Information supplied:
——

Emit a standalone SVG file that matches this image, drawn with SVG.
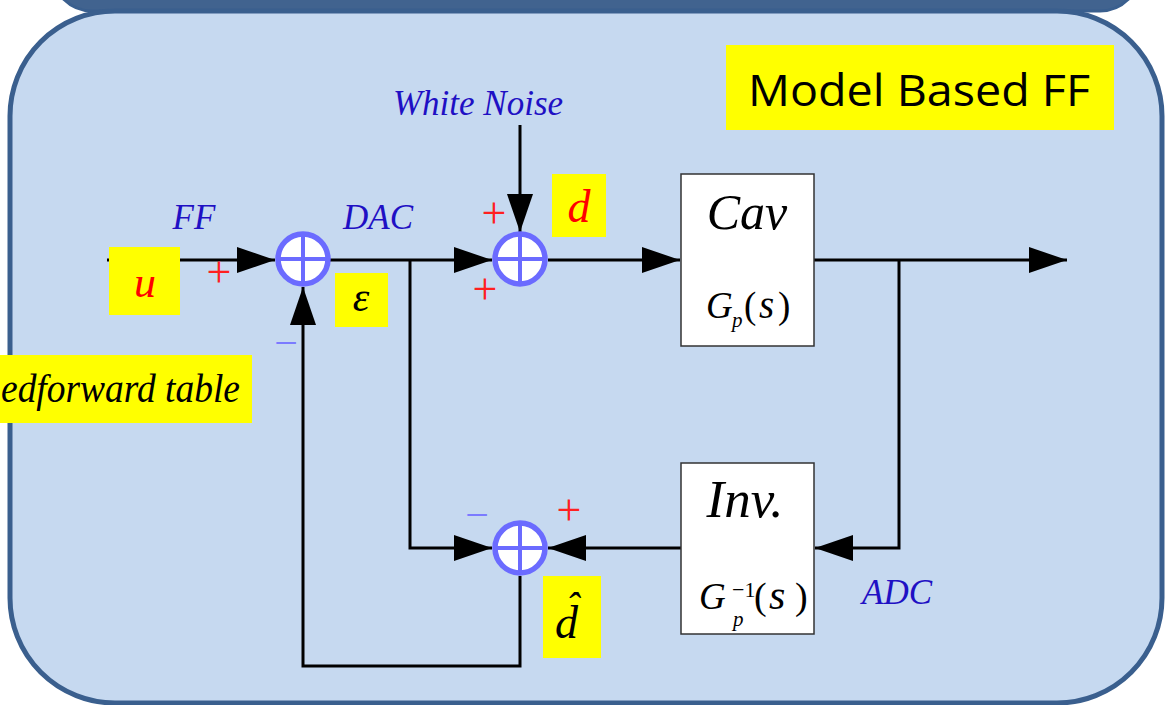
<svg xmlns="http://www.w3.org/2000/svg" width="1167" height="705" viewBox="0 0 1167 705">
<style>
.frame{fill:#c6d9f0;stroke:#3a5f8e;stroke-width:5}
.ln{fill:none;stroke:#000;stroke-width:3}
.sum{fill:#fff;stroke:#6b6bff;stroke-width:5.5}
.cross{stroke:#6b6bff;stroke-width:4}
.box{fill:#fff;stroke:#333;stroke-width:1.5}
.yel{fill:#ffff00}
.m{font-family:"Liberation Serif","Times New Roman",serif;font-style:italic}
.r{font-family:"Liberation Serif","Times New Roman",serif;font-style:normal}
.blue{fill:#1f10c4;font-size:35px}
.plus{font-family:"Liberation Serif",serif;font-size:44px;fill:#ff2020;text-anchor:middle}
.minus{font-family:"Liberation Serif",serif;font-size:42px;fill:#7b7bff;text-anchor:middle}
</style>
<defs>
<marker id="ah" viewBox="0 0 38 26" refX="38" refY="13" markerWidth="38" markerHeight="26" markerUnits="userSpaceOnUse" orient="auto">
<path d="M0,0 L38,13 L0,26 z" fill="#000"/>
</marker>
</defs>
<rect width="1167" height="705" fill="#fff"/>
<rect x="52" y="-100" width="1088" height="111" rx="40" fill="#41638f" stroke="#3a5f8e" stroke-width="3"/>
<rect class="frame" x="10" y="11" width="1152" height="692" rx="105"/>

<g id="connectors">
<path class="ln" d="M107,260 H275" marker-end="url(#ah)"/>
<path class="ln" d="M330,260 H492" marker-end="url(#ah)"/>
<path class="ln" d="M520,125 V232" marker-end="url(#ah)"/>
<path class="ln" d="M548,260 H680" marker-end="url(#ah)"/>
<path class="ln" d="M814,260 H1067" marker-end="url(#ah)"/>
<path class="ln" d="M899,260 V548 H815" marker-end="url(#ah)"/>
<path class="ln" d="M681,548 H548" marker-end="url(#ah)"/>
<path class="ln" d="M410,260 V548 H492" marker-end="url(#ah)"/>
<path class="ln" d="M520,576 V666 H303 V287" marker-end="url(#ah)"/>
</g>

<g id="sum1">
<circle class="sum" cx="303" cy="259" r="25"/>
<path class="cross" d="M278,259 H328 M303,234 V284"/>
</g>
<g id="sum2">
<circle class="sum" cx="520" cy="259" r="25"/>
<path class="cross" d="M495,259 H545 M520,234 V284"/>
</g>
<g id="sum3">
<circle class="sum" cx="520" cy="548" r="25"/>
<path class="cross" d="M495,548 H545 M520,523 V573"/>
</g>

<g id="cav">
<rect class="box" x="681" y="174" width="133" height="172"/>
<text class="m" x="747" y="229" font-size="50" text-anchor="middle">Cav</text>
<text class="m" x="706" y="318" font-size="37">G</text>
<text class="m" x="732" y="327" font-size="21">p</text>
<text class="r" x="744" y="318" font-size="37">(</text>
<text class="m" x="759" y="318" font-size="39">s</text>
<text class="r" x="778" y="318" font-size="37">)</text>
</g>

<g id="inv">
<rect class="box" x="681" y="463" width="133" height="171"/>
<text class="m" x="745" y="517" font-size="53" text-anchor="middle">Inv.</text>
<text class="m" x="699" y="609" font-size="37">G</text>
<text class="r" x="732" y="597" font-size="22">−1</text>
<text class="m" x="733" y="626" font-size="21">p</text>
<text class="r" x="754" y="609" font-size="38">(</text>
<text class="m" x="769" y="609" font-size="42">s</text>
<text class="r" x="795" y="609" font-size="38">)</text>
</g>

<g id="labels">
<text class="m blue" x="478" y="115" text-anchor="middle">White Noise</text>
<text class="m blue" x="194" y="229" text-anchor="middle">FF</text>
<text class="m blue" x="378" y="229" text-anchor="middle">DAC</text>
<text class="m blue" x="897" y="604" text-anchor="middle">ADC</text>
<text class="plus" x="219" y="287">+</text>
<text class="plus" x="494" y="228">+</text>
<text class="plus" x="485" y="304">+</text>
<text class="plus" x="569" y="525">+</text>
<text class="minus" x="286" y="357">−</text>
<text class="minus" x="477" y="529">−</text>
</g>

<g id="title">
<rect class="yel" x="726" y="45" width="388" height="85"/>
<text x="919" y="106" font-family="Open Sans, Liberation Sans, sans-serif" font-size="43" text-anchor="middle" textLength="342" lengthAdjust="spacingAndGlyphs">Model Based FF</text>
</g>
<g id="u">
<rect class="yel" x="109" y="247" width="71" height="68"/>
<text class="m" x="145" y="297" font-size="44" fill="#ff0000" text-anchor="middle">u</text>
</g>
<g id="eps">
<rect class="yel" x="335" y="273" width="53" height="54"/>
<text class="m" x="361" y="311" font-size="42" text-anchor="middle">ε</text>
</g>
<g id="d">
<rect class="yel" x="552" y="174" width="54" height="63"/>
<text class="m" x="579" y="222" font-size="46" fill="#ff0000" text-anchor="middle">d</text>
</g>
<g id="dhat">
<rect class="yel" x="543" y="576" width="58" height="82"/>
<text class="m" x="555" y="638" font-size="46">d<tspan font-size="40" dx="-12" dy="-18">ˆ</tspan></text>
</g>
<g id="fftable">
<rect class="yel" x="0" y="355" width="252" height="68"/>
<text class="m" x="1" y="402" font-size="39" textLength="239" lengthAdjust="spacingAndGlyphs">edforward table</text>
</g>
</svg>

——

Task brief:
Drop the images and repeat the data exactly.

Task solution:
Emit a standalone SVG file that matches this image, drawn with SVG.
<svg xmlns="http://www.w3.org/2000/svg" width="1167" height="705" viewBox="0 0 1167 705">
<style>
.frame{fill:#c6d9f0;stroke:#3a5f8e;stroke-width:5}
.ln{fill:none;stroke:#000;stroke-width:3}
.sum{fill:#fff;stroke:#6b6bff;stroke-width:5.5}
.cross{stroke:#6b6bff;stroke-width:4}
.box{fill:#fff;stroke:#333;stroke-width:1.5}
.yel{fill:#ffff00}
.m{font-family:"Liberation Serif","Times New Roman",serif;font-style:italic}
.r{font-family:"Liberation Serif","Times New Roman",serif;font-style:normal}
.blue{fill:#1f10c4;font-size:35px}
.plus{font-family:"Liberation Serif",serif;font-size:44px;fill:#ff2020;text-anchor:middle}
.minus{font-family:"Liberation Serif",serif;font-size:42px;fill:#7b7bff;text-anchor:middle}
</style>
<defs>
<marker id="ah" viewBox="0 0 38 26" refX="38" refY="13" markerWidth="38" markerHeight="26" markerUnits="userSpaceOnUse" orient="auto">
<path d="M0,0 L38,13 L0,26 z" fill="#000"/>
</marker>
</defs>
<rect width="1167" height="705" fill="#fff"/>
<rect x="52" y="-100" width="1088" height="111" rx="40" fill="#41638f" stroke="#3a5f8e" stroke-width="3"/>
<rect class="frame" x="10" y="11" width="1152" height="692" rx="105"/>

<g id="connectors">
<path class="ln" d="M107,260 H275" marker-end="url(#ah)"/>
<path class="ln" d="M330,260 H492" marker-end="url(#ah)"/>
<path class="ln" d="M520,125 V232" marker-end="url(#ah)"/>
<path class="ln" d="M548,260 H680" marker-end="url(#ah)"/>
<path class="ln" d="M814,260 H1067" marker-end="url(#ah)"/>
<path class="ln" d="M899,260 V548 H815" marker-end="url(#ah)"/>
<path class="ln" d="M681,548 H548" marker-end="url(#ah)"/>
<path class="ln" d="M410,260 V548 H492" marker-end="url(#ah)"/>
<path class="ln" d="M520,576 V666 H303 V287" marker-end="url(#ah)"/>
</g>

<g id="sum1">
<circle class="sum" cx="303" cy="259" r="25"/>
<path class="cross" d="M278,259 H328 M303,234 V284"/>
</g>
<g id="sum2">
<circle class="sum" cx="520" cy="259" r="25"/>
<path class="cross" d="M495,259 H545 M520,234 V284"/>
</g>
<g id="sum3">
<circle class="sum" cx="520" cy="548" r="25"/>
<path class="cross" d="M495,548 H545 M520,523 V573"/>
</g>

<g id="cav">
<rect class="box" x="681" y="174" width="133" height="172"/>
<text class="m" x="747" y="229" font-size="50" text-anchor="middle">Cav</text>
<text class="m" x="706" y="318" font-size="37">G</text>
<text class="m" x="732" y="327" font-size="21">p</text>
<text class="r" x="744" y="318" font-size="37">(</text>
<text class="m" x="759" y="318" font-size="39">s</text>
<text class="r" x="778" y="318" font-size="37">)</text>
</g>

<g id="inv">
<rect class="box" x="681" y="463" width="133" height="171"/>
<text class="m" x="745" y="517" font-size="53" text-anchor="middle">Inv.</text>
<text class="m" x="699" y="609" font-size="37">G</text>
<text class="r" x="732" y="597" font-size="22">−1</text>
<text class="m" x="733" y="626" font-size="21">p</text>
<text class="r" x="754" y="609" font-size="38">(</text>
<text class="m" x="769" y="609" font-size="42">s</text>
<text class="r" x="795" y="609" font-size="38">)</text>
</g>

<g id="labels">
<text class="m blue" x="478" y="115" text-anchor="middle">White Noise</text>
<text class="m blue" x="194" y="229" text-anchor="middle">FF</text>
<text class="m blue" x="378" y="229" text-anchor="middle">DAC</text>
<text class="m blue" x="897" y="604" text-anchor="middle">ADC</text>
<text class="plus" x="219" y="287">+</text>
<text class="plus" x="494" y="228">+</text>
<text class="plus" x="485" y="304">+</text>
<text class="plus" x="569" y="525">+</text>
<text class="minus" x="286" y="357">−</text>
<text class="minus" x="477" y="529">−</text>
</g>

<g id="title">
<rect class="yel" x="726" y="45" width="388" height="85"/>
<text x="919" y="106" font-family="Open Sans, Liberation Sans, sans-serif" font-size="43" text-anchor="middle" textLength="342" lengthAdjust="spacingAndGlyphs">Model Based FF</text>
</g>
<g id="u">
<rect class="yel" x="109" y="247" width="71" height="68"/>
<text class="m" x="145" y="297" font-size="44" fill="#ff0000" text-anchor="middle">u</text>
</g>
<g id="eps">
<rect class="yel" x="335" y="273" width="53" height="54"/>
<text class="m" x="361" y="311" font-size="42" text-anchor="middle">ε</text>
</g>
<g id="d">
<rect class="yel" x="552" y="174" width="54" height="63"/>
<text class="m" x="579" y="222" font-size="46" fill="#ff0000" text-anchor="middle">d</text>
</g>
<g id="dhat">
<rect class="yel" x="543" y="576" width="58" height="82"/>
<text class="m" x="555" y="638" font-size="46">d<tspan font-size="40" dx="-12" dy="-18">ˆ</tspan></text>
</g>
<g id="fftable">
<rect class="yel" x="0" y="355" width="252" height="68"/>
<text class="m" x="1" y="402" font-size="39" textLength="239" lengthAdjust="spacingAndGlyphs">edforward table</text>
</g>
</svg>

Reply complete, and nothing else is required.